There’s no shortage of ink spilled over the feeding frenzy over Guidant Corp., which ended in Boston Scientific Corp.’s (NYSE:BSX) ill-fated $26 billion acquisition in 2006. But there’s one nugget from the spectacle that hasn’t received much attention.
The prelude to that deal, a bidding war between Johnson & Johnson (NYSE:JNJ) and Boston Scientific, sent the already fierce rivalry between the firms to new heights. But the deal also involved a third party, Abbott (NYSE:ABT), which snapped up Guidant’s stent-making business to mollify U.S. anti-trust regulators.
In an exclusive interview with MassDevice.com, his first and only since leaving the corner office, former Medtronic CEO Bill Hawkins told us that he has few regrets from his 10-year tenure at the world’s largest pure-play device maker.
“I’m very proud of what I accomplished at Medtronic.
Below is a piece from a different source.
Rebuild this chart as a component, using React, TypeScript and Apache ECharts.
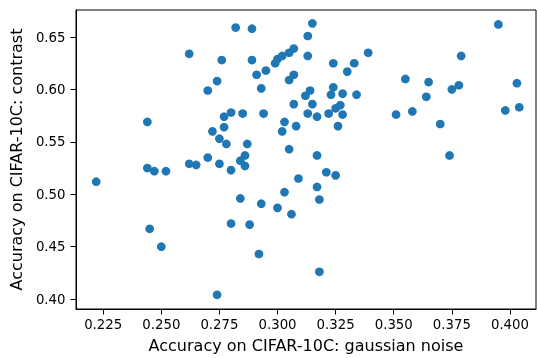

I’ve thought a lot about it, what would I have done differently, and there are not a lot of things that I would have done differently,” Hawkins told us.
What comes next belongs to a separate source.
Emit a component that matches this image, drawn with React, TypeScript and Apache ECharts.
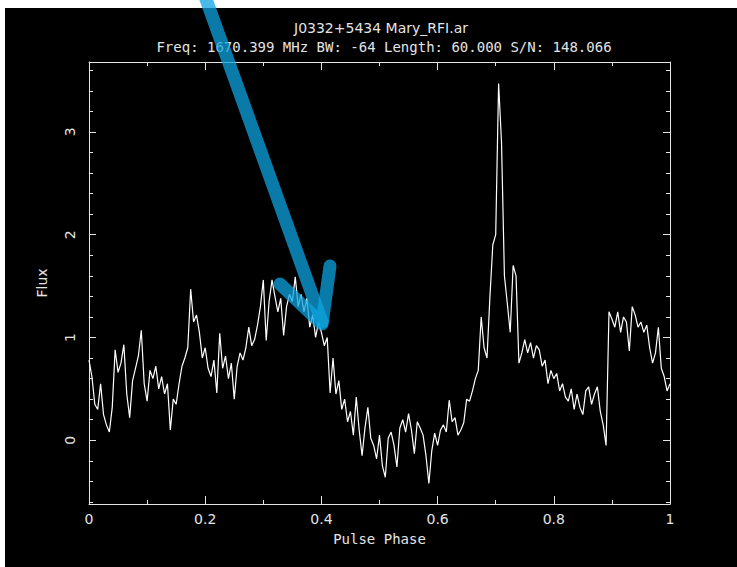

But there is one thing that, even today, he can’t help wonder about: The chance to become the fourth player in the scenario. Calling Guidant “the fish that got away,” Hawkins said he wonders now what the med-tech landscape would look like if he’d made a move back then.
“There was a possibility for us to have done something with that,” Hawkins explained. “It was actually right prior to when I was a CEO when Guidant was in play. We were at that early phase of building our own drug-eluting stent program and there was an opportunity there.”
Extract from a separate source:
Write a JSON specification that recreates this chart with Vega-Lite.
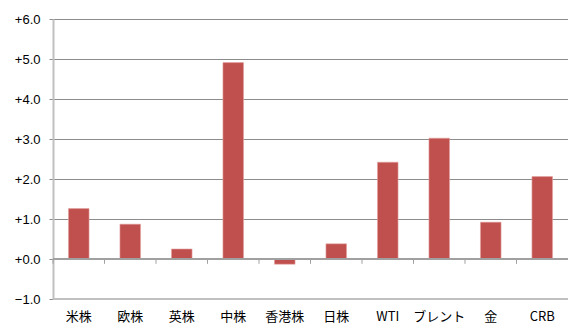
{
  "$schema": "https://vega.github.io/schema/vega-lite/v6.json",
  "width": 515,
  "height": 280,
  "autosize": "none",
  "padding": {"left": 53, "top": 19, "right": 0, "bottom": 33},
  "background": "white",
  "config": {"view": {"stroke": null}},
  "data": {
    "values": [
      {"name": "米株", "value": 1.26},
      {"name": "欧株", "value": 0.87},
      {"name": "英株", "value": 0.25},
      {"name": "中株", "value": 4.91},
      {"name": "香港株", "value": -0.13},
      {"name": "日株", "value": 0.38},
      {"name": "WTI", "value": 2.42},
      {"name": "ブレント", "value": 3.02},
      {"name": "金", "value": 0.92},
      {"name": "CRB", "value": 2.06}
    ]
  },
  "layer": [
    {
      "mark": {"type": "bar", "color": "#C0504D", "stroke": "#e3a3a1", "strokeWidth": 0.6},
      "encoding": {
        "x": {
          "field": "name",
          "type": "nominal",
          "sort": null,
          "scale": {"paddingInner": 0.6, "paddingOuter": 0.3},
          "axis": {
            "orient": "bottom",
            "title": null,
            "domain": false,
            "ticks": false,
            "labelAngle": 0,
            "labelOverlap": false,
            "labelFont": "Noto Sans CJK JP",
            "labelFontSize": 13,
            "labelColor": "#000000",
            "labelPadding": 11
          }
        },
        "y": {
          "field": "value",
          "type": "quantitative",
          "scale": {"domain": [-1, 6], "nice": false, "zero": false},
          "axis": {
            "title": null,
            "values": [-1, 0, 1, 2, 3, 4, 5, 6],
            "format": "+.1f",
            "grid": true,
            "gridColor": "#8c8c8c",
            "gridWidth": 1,
            "domainColor": "#c0c0c0",
            "domainWidth": 2,
            "tickColor": "#8c8c8c",
            "tickSize": 4,
            "labelOverlap": false,
            "labelFlush": false,
            "labelBound": false,
            "labelFont": "Liberation Sans",
            "labelFontSize": 13,
            "labelPadding": 9,
            "encode": {"labels": {"update": {"fill": {"signal": "datum.value < -0.5 ? '#ff0000' : '#000000'"}}}}
          }
        }
      }
    },
    {
      "mark": {"type": "rule", "color": "#c0c0c0", "strokeWidth": 2},
      "encoding": {"y": {"datum": -1, "type": "quantitative", "axis": null}}
    },
    {
      "mark": {"type": "rule", "color": "#a0a0a0", "strokeWidth": 1.5},
      "encoding": {"y": {"datum": 0, "type": "quantitative", "axis": null}}
    },
    {
      "mark": {"type": "rule", "color": "#a0a0a0", "strokeWidth": 1},
      "encoding": {
        "x": {
          "field": "name",
          "type": "nominal",
          "sort": null,
          "bandPosition": 0,
          "scale": {"paddingInner": 0, "paddingOuter": 0},
          "axis": null
        },
        "y": {"datum": 0, "type": "quantitative", "axis": null},
        "y2": {"datum": -0.12}
      }
    }
  ],
  "resolve": {"scale": {"x": "independent"}, "axis": {"y": "independent"}}
}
That chance came after Johnson & Johnson’s initial offer for Guidant fell apart and Boston Scientific entered the fray.
“Boston interloped and it was clear they couldn’t do it alone, they needed a partner,” Hawkins recalled.
Medtronic could have been that partner, not Abbott, a move that he can’t help wonder about even today.
“In some respects, maybe preventing Abbott from becoming a major player in the device sector and the landscape, maybe, would have been different today,” he said.